Currently enrolled at Minot State University, Klimpel also brings three years of cheer team experience at the collegiate level with the Beavers. Now in her fifth year of college, the former Magi cheerleader is majoring in physical education and plans to graduate next spring.

In her new role at Minot High, Klimpel will have an assistant as well as a junior varsity coach to help with organizing cheer duties. Having cheerleading experience dating back to her time as a student at Jim Hill Middle School, the college senior says cheering is a sport in and of itself.

“When you are on a cheerleading squad, it is just as much physical as any other sport, and the performance aspect is very important just like it is for the sports we cheer for,” Klimpel tells The Minot Daily News.

Klimpel states that she started her interest in cheer after several years in competitive dance while honing her craft at Studio X, a dance school in Minot. While attending Jim Hill Middle School, she says her friends encouraged her to make the switch to cheer, and she has been hooked ever since.

“Because of my background in dance, it was just a natural fit and I wasn’t nervous at all when I first tried out,” Klimpel tells The Minot Daily News.

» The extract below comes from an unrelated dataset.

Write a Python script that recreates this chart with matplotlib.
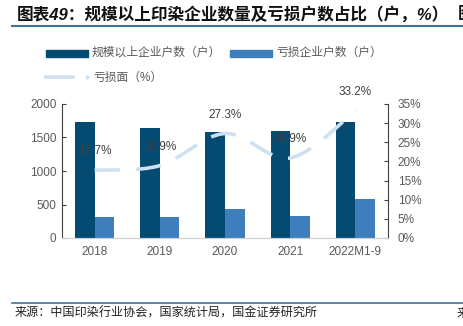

Training camp for the Magi varsity cheer team begins the second week of August. Meanwhile, new head coach estimates there will be roughly 16 members on this year’s team. Always looking to recruit more talent, Klimpel says one of her main objectives is to ease the tensions in trying out so as to increase enthusiasm for the sport.

“I really want to create a more inviting and welcoming atmosphere for our team so not as many kids will be scared to try out. I just encourage local kids to just go for it and try out because you never know what is going to happen until you try,” she adds.